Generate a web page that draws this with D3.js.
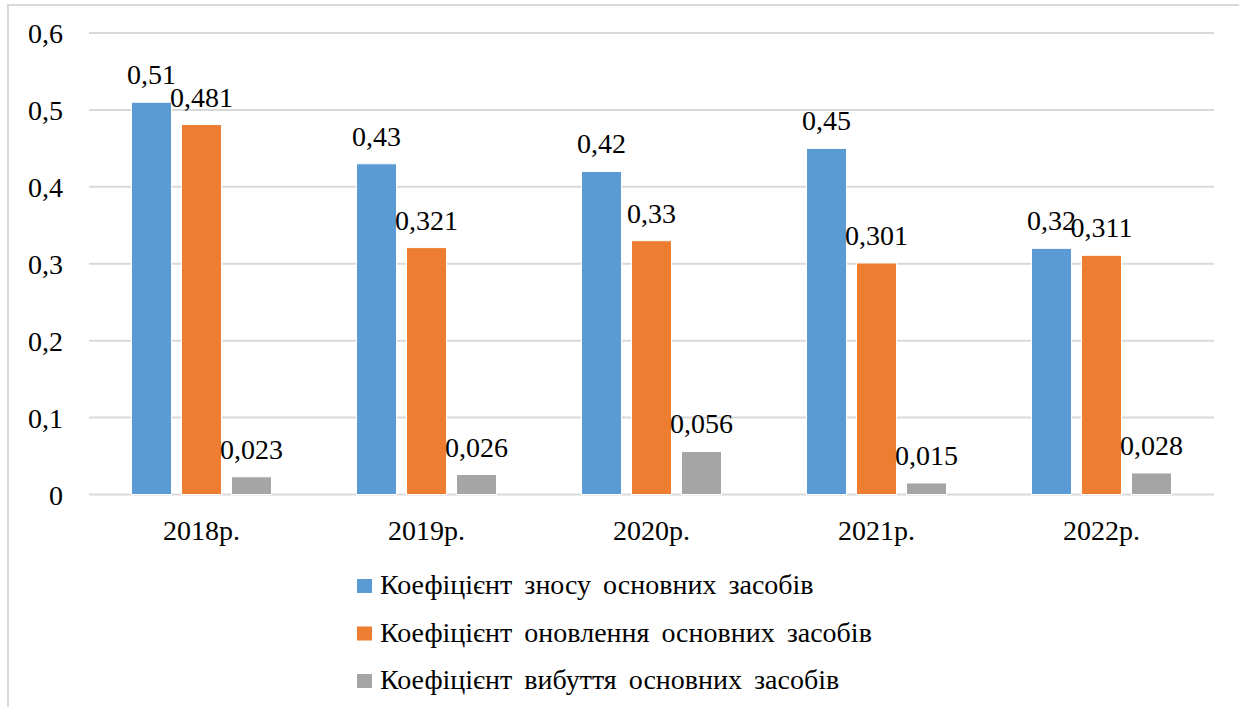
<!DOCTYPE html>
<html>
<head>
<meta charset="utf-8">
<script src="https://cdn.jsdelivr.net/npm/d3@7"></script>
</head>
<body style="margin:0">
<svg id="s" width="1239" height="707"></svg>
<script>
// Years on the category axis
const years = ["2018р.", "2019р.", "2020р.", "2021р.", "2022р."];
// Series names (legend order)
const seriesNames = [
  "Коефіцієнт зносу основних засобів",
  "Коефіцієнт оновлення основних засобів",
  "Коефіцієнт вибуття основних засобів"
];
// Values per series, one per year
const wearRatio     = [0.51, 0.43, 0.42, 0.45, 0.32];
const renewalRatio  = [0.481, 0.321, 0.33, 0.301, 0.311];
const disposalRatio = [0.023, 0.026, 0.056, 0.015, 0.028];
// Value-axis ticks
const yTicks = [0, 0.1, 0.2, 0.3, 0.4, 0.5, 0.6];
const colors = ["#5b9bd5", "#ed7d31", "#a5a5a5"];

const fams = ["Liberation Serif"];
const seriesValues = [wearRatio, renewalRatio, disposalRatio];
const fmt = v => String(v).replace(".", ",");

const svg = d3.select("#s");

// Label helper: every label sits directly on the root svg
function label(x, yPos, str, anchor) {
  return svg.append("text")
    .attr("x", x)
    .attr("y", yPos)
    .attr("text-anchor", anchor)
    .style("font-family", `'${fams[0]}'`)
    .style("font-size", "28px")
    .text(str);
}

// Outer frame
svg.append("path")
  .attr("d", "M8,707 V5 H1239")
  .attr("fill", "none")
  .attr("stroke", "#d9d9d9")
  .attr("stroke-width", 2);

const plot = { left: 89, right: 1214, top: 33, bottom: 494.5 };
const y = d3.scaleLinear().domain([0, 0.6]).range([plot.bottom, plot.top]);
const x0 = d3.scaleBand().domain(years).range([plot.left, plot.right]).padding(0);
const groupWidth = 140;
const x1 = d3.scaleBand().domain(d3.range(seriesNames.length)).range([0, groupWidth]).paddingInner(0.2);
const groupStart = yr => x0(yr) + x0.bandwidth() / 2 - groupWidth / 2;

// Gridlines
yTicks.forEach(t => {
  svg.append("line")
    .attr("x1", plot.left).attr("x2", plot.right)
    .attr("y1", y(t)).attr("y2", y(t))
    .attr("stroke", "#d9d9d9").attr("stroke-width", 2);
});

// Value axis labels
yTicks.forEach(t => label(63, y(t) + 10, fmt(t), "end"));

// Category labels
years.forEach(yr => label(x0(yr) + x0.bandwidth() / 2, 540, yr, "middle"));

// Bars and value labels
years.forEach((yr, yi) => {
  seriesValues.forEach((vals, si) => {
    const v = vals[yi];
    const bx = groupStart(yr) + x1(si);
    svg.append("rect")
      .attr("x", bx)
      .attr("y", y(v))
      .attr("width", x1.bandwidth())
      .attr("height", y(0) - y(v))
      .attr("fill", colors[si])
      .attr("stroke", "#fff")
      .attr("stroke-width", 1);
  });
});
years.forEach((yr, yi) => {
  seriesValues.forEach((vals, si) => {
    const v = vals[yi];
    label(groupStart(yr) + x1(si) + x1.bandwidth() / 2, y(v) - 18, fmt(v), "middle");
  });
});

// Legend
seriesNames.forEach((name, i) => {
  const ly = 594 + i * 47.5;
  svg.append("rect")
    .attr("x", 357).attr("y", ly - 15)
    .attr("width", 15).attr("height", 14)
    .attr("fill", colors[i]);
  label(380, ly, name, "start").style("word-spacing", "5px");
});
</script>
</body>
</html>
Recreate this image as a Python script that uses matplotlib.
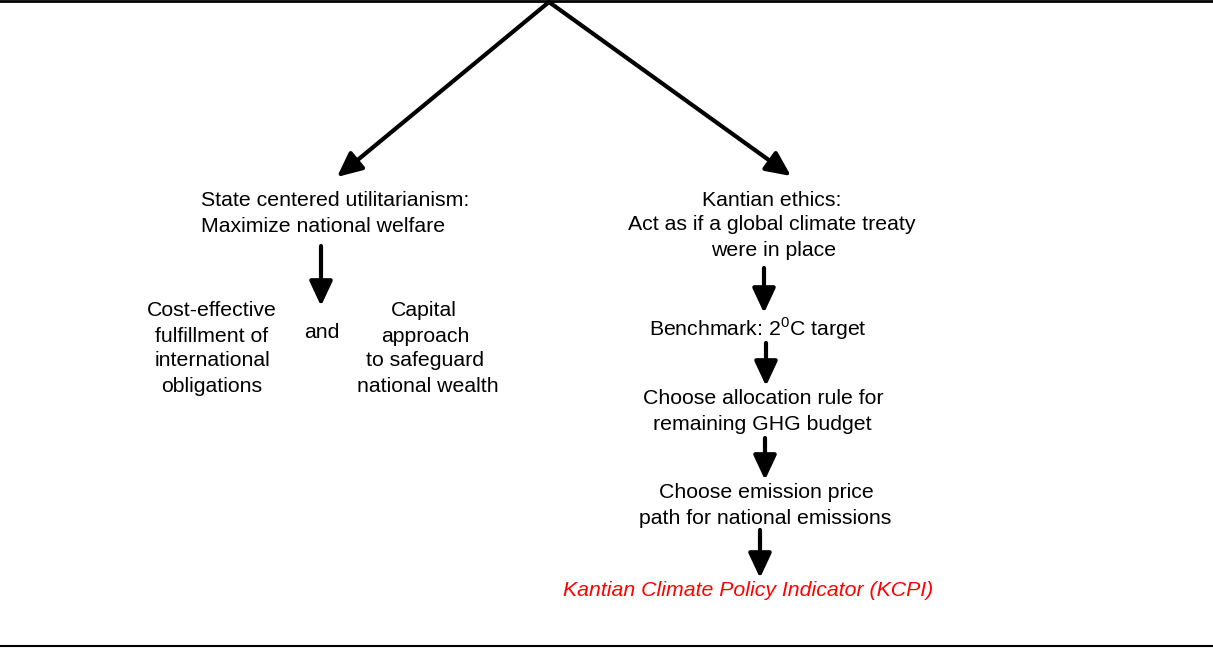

****************************************

Leave out the pictures, then repeat the listing above exactly from its first line to the line with "years.forEach(yr => label(x0(yr)", inclusive.

__COMPLETE OUTPUT__:
Generate a web page that draws this with D3.js.
<!DOCTYPE html>
<html>
<head>
<meta charset="utf-8">
<script src="https://cdn.jsdelivr.net/npm/d3@7"></script>
</head>
<body style="margin:0">
<svg id="s" width="1239" height="707"></svg>
<script>
// Years on the category axis
const years = ["2018р.", "2019р.", "2020р.", "2021р.", "2022р."];
// Series names (legend order)
const seriesNames = [
  "Коефіцієнт зносу основних засобів",
  "Коефіцієнт оновлення основних засобів",
  "Коефіцієнт вибуття основних засобів"
];
// Values per series, one per year
const wearRatio     = [0.51, 0.43, 0.42, 0.45, 0.32];
const renewalRatio  = [0.481, 0.321, 0.33, 0.301, 0.311];
const disposalRatio = [0.023, 0.026, 0.056, 0.015, 0.028];
// Value-axis ticks
const yTicks = [0, 0.1, 0.2, 0.3, 0.4, 0.5, 0.6];
const colors = ["#5b9bd5", "#ed7d31", "#a5a5a5"];

const fams = ["Liberation Serif"];
const seriesValues = [wearRatio, renewalRatio, disposalRatio];
const fmt = v => String(v).replace(".", ",");

const svg = d3.select("#s");

// Label helper: every label sits directly on the root svg
function label(x, yPos, str, anchor) {
  return svg.append("text")
    .attr("x", x)
    .attr("y", yPos)
    .attr("text-anchor", anchor)
    .style("font-family", `'${fams[0]}'`)
    .style("font-size", "28px")
    .text(str);
}

// Outer frame
svg.append("path")
  .attr("d", "M8,707 V5 H1239")
  .attr("fill", "none")
  .attr("stroke", "#d9d9d9")
  .attr("stroke-width", 2);

const plot = { left: 89, right: 1214, top: 33, bottom: 494.5 };
const y = d3.scaleLinear().domain([0, 0.6]).range([plot.bottom, plot.top]);
const x0 = d3.scaleBand().domain(years).range([plot.left, plot.right]).padding(0);
const groupWidth = 140;
const x1 = d3.scaleBand().domain(d3.range(seriesNames.length)).range([0, groupWidth]).paddingInner(0.2);
const groupStart = yr => x0(yr) + x0.bandwidth() / 2 - groupWidth / 2;

// Gridlines
yTicks.forEach(t => {
  svg.append("line")
    .attr("x1", plot.left).attr("x2", plot.right)
    .attr("y1", y(t)).attr("y2", y(t))
    .attr("stroke", "#d9d9d9").attr("stroke-width", 2);
});

// Value axis labels
yTicks.forEach(t => label(63, y(t) + 10, fmt(t), "end"));

// Category labels
years.forEach(yr => label(x0(yr) + x0.bandwidth() / 2, 540, yr, "middle"));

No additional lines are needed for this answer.